* _WHAT TO WORK ON_:
The entries below should be quoted exactly, with no pictures carried over.

[A run of records]
· · · · · · ·

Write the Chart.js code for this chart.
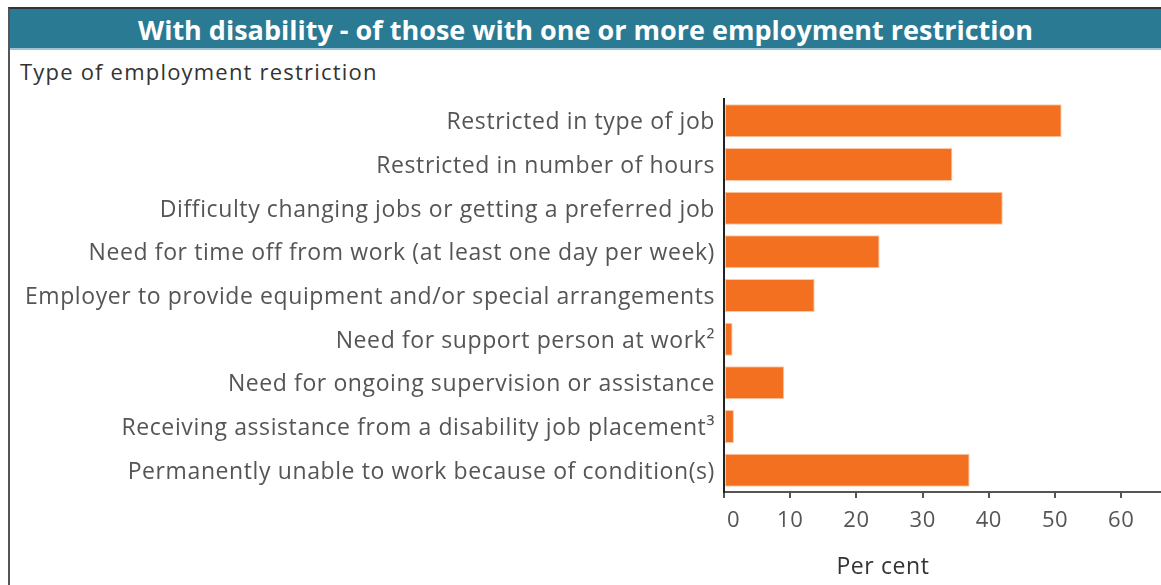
<!DOCTYPE html>
<html>
<head>
<meta charset="utf-8">
<script src="https://cdn.jsdelivr.net/npm/chart.js@4.4.1/dist/chart.umd.min.js"></script>
<style>
    body { margin: 0; background: #fff; }
    #frame {
        position: absolute; left: 8px; top: 7px; width: 1153px; height: 578px;
        border-left: 2px solid #555; border-top: 2px solid #333;
    }
    #titulo {
        position: absolute; left: 10px; top: 9px; width: 1151px; height: 39px;
        background: #2A7A94; border-bottom: 2px solid #9cc4d2;
        color: #fff; font-family: "Open Sans", sans-serif; font-weight: 700;
        font-size: 27px; line-height: 41px; text-align: center;
    }
    #subtitulo {
        position: absolute; left: 20px; top: 56px;
        color: #333; font-family: "Open Sans", sans-serif; font-size: 22px;
        letter-spacing: 1.2px;
    }
    #grafico { position: absolute; left: 0; top: 0; }
</style>
</head>
<body>
<div id="frame"></div>
<div id="titulo">With disability - of those with one or more employment restriction</div>
<div id="subtitulo">Type of employment restriction</div>
<canvas id="grafico" width="1161" height="585"></canvas>

<script>
const restricoes = [
    "Restricted in type of job",
    "Restricted in number of hours",
    "Difficulty changing jobs or getting a preferred job",
    "Need for time off from work (at least one day per week)",
    "Employer to provide equipment and/or special arrangements",
    "Need for support person at work\u00B2",
    "Need for ongoing supervision or assistance",
    "Receiving assistance from a disability job placement\u00B3",
    "Permanently unable to work because of condition(s)"
];
const porcentagens = [51.0, 34.5, 42.1, 23.5, 13.7, 1.3, 9.1, 1.5, 37.1];
const ticksX = [0, 10, 20, 30, 40, 50, 60];
const tituloEixo = "Per cent";

const fonte = "'Open Sans', sans-serif";

// letras mais espaçadas em todos os textos do canvas
const espacamentoPlugin = {
    id: "espacamento",
    beforeDraw(chart) {
        chart.ctx.letterSpacing = "0.6px";
    }
};

// escreve "Per cent" abaixo dos números do eixo
const tituloEixoPlugin = {
    id: "tituloEixo",
    afterDraw(chart) {
        const ctx = chart.ctx;
        const area = chart.chartArea;
        ctx.save();
        ctx.font = `23px ${fonte}`;
        ctx.fillStyle = "#333";
        ctx.textAlign = "center";
        ctx.textBaseline = "middle";
        ctx.fillText(tituloEixo, area.left + 159, 567);
        ctx.restore();
    }
};

function mostrarGrafico() {
    const ctx = document.getElementById("grafico");

    new Chart(ctx, {
        type: "bar",
        data: {
            labels: restricoes,
            datasets: [{
                data: porcentagens,
                backgroundColor: "#F37021",
                borderColor: "#FBC9A8",
                borderWidth: 1,
                borderSkipped: false,
                categoryPercentage: 1,
                barPercentage: 0.755
            }]
        },
        plugins: [espacamentoPlugin, tituloEixoPlugin],
        options: {
            indexAxis: "y",
            responsive: false,
            animation: false,
            layout: { padding: { left: 10, top: 99, right: 0, bottom: 0 } },
            plugins: {
                legend: { display: false },
                tooltip: { enabled: false }
            },
            scales: {
                x: {
                    min: 0,
                    max: 66,
                    afterBuildTicks: (scale) => {
                        scale.ticks = ticksX.map(v => ({ value: v }));
                    },
                    afterFit: (scale) => { scale.height = 93; },
                    ticks: {
                        color: "#555",
                        font: { family: fonte, size: 22 },
                        padding: 10,
                        // o zero fica um pouco à direita da marca
                        callback: (value) => value === 0 ? "   0" : value
                    },
                    grid: {
                        drawOnChartArea: false,
                        drawTicks: true,
                        tickLength: 6,
                        color: "#555",
                        lineWidth: 2
                    },
                    border: { color: "#555", width: 2 }
                },
                y: {
                    afterFit: (scale) => { scale.width = 714; },
                    ticks: {
                        color: "#555",
                        font: { family: fonte, size: 23 },
                        padding: 9,
                        labelOffset: 2
                    },
                    grid: { display: false, drawTicks: false },
                    border: { color: "#222", width: 2 }
                }
            }
        }
    });
}

document.addEventListener("DOMContentLoaded", mostrarGrafico);
</script>
</body>
</html>
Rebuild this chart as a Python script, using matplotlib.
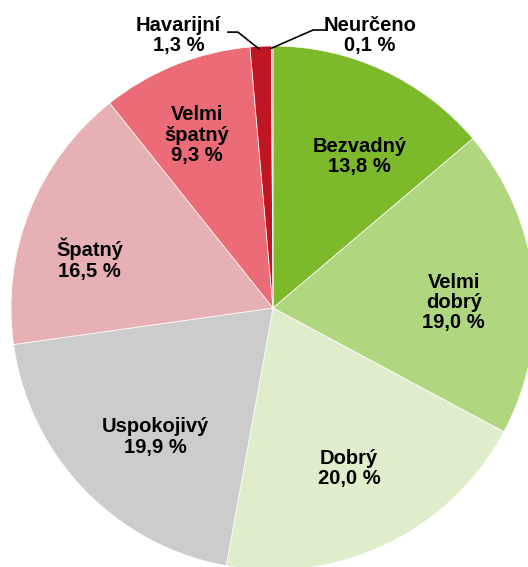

· · · · · · ·

* _THE SOLUTION_:
Write the Chart.js code for this chart.
<!DOCTYPE html>
<html>
<head>
<meta charset="utf-8">
<script src="https://cdn.jsdelivr.net/npm/chart.js@4.4.1/dist/chart.umd.min.js"></script>
<style>
    body { margin: 0; background: #fff; }
    #frame {
        position: absolute; left: 8px; top: 7px; width: 1153px; height: 578px;
        border-left: 2px solid #555; border-top: 2px solid #333;
    }
    #titulo {
        position: absolute; left: 10px; top: 9px; width: 1151px; height: 39px;
        background: #2A7A94; border-bottom: 2px solid #9cc4d2;
        color: #fff; font-family: "Open Sans", sans-serif; font-weight: 700;
        font-size: 27px; line-height: 41px; text-align: center;
    }
    #subtitulo {
        position: absolute; left: 20px; top: 56px;
        color: #333; font-family: "Open Sans", sans-serif; font-size: 22px;
        letter-spacing: 1.2px;
    }
    #grafico { position: absolute; left: 0; top: 0; }
</style>
</head>
<body>
<div id="frame"></div>
<div id="titulo">With disability - of those with one or more employment restriction</div>
<div id="subtitulo">Type of employment restriction</div>
<canvas id="grafico" width="1161" height="585"></canvas>

<script>
const restricoes = [
    "Restricted in type of job",
    "Restricted in number of hours",
    "Difficulty changing jobs or getting a preferred job",
    "Need for time off from work (at least one day per week)",
    "Employer to provide equipment and/or special arrangements",
    "Need for support person at work\u00B2",
    "Need for ongoing supervision or assistance",
    "Receiving assistance from a disability job placement\u00B3",
    "Permanently unable to work because of condition(s)"
];
const porcentagens = [51.0, 34.5, 42.1, 23.5, 13.7, 1.3, 9.1, 1.5, 37.1];
const ticksX = [0, 10, 20, 30, 40, 50, 60];
const tituloEixo = "Per cent";

const fonte = "'Open Sans', sans-serif";

// letras mais espaçadas em todos os textos do canvas
const espacamentoPlugin = {
    id: "espacamento",
    beforeDraw(chart) {
        chart.ctx.letterSpacing = "0.6px";
    }
};

// escreve "Per cent" abaixo dos números do eixo
const tituloEixoPlugin = {
    id: "tituloEixo",
    afterDraw(chart) {
        const ctx = chart.ctx;
        const area = chart.chartArea;
        ctx.save();
        ctx.font = `23px ${fonte}`;
        ctx.fillStyle = "#333";
        ctx.textAlign = "center";
        ctx.textBaseline = "middle";
        ctx.fillText(tituloEixo, area.left + 159, 567);
        ctx.restore();
    }
};

function mostrarGrafico() {
    const ctx = document.getElementById("grafico");

    new Chart(ctx, {
        type: "bar",
        data: {
            labels: restricoes,
            datasets: [{
                data: porcentagens,
                backgroundColor: "#F37021",
                borderColor: "#FBC9A8",
                borderWidth: 1,
                borderSkipped: false,
                categoryPercentage: 1,
                barPercentage: 0.755
            }]
        },
        plugins: [espacamentoPlugin, tituloEixoPlugin],
        options: {
            indexAxis: "y",
            responsive: false,
            animation: false,
            layout: { padding: { left: 10, top: 99, right: 0, bottom: 0 } },
            plugins: {
                legend: { display: false },
                tooltip: { enabled: false }
            },
            scales: {
                x: {
                    min: 0,
                    max: 66,
                    afterBuildTicks: (scale) => {
                        scale.ticks = ticksX.map(v => ({ value: v }));
                    },
                    afterFit: (scale) => { scale.height = 93; },
                    ticks: {
                        color: "#555",
                        font: { family: fonte, size: 22 },
                        padding: 10,
                        // o zero fica um pouco à direita da marca
                        callback: (value) => value === 0 ? "   0" : value
                    },
                    grid: {
                        drawOnChartArea: false,
                        drawTicks: true,
                        tickLength: 6,
                        color: "#555",
                        lineWidth: 2
                    },
                    border: { color: "#555", width: 2 }
                },
                y: {
                    afterFit: (scale) => { scale.width = 714; },
                    ticks: {
                        color: "#555",
                        font: { family: fonte, size: 23 },
                        padding: 9,
                        labelOffset: 2
                    },
                    grid: { display: false, drawTicks: false },
                    border: { color: "#222", width: 2 }
                }
            }
        }
    });
}

document.addEventListener("DOMContentLoaded", mostrarGrafico);
</script>
</body>
</html>
Rebuild this chart as a Python script, using matplotlib.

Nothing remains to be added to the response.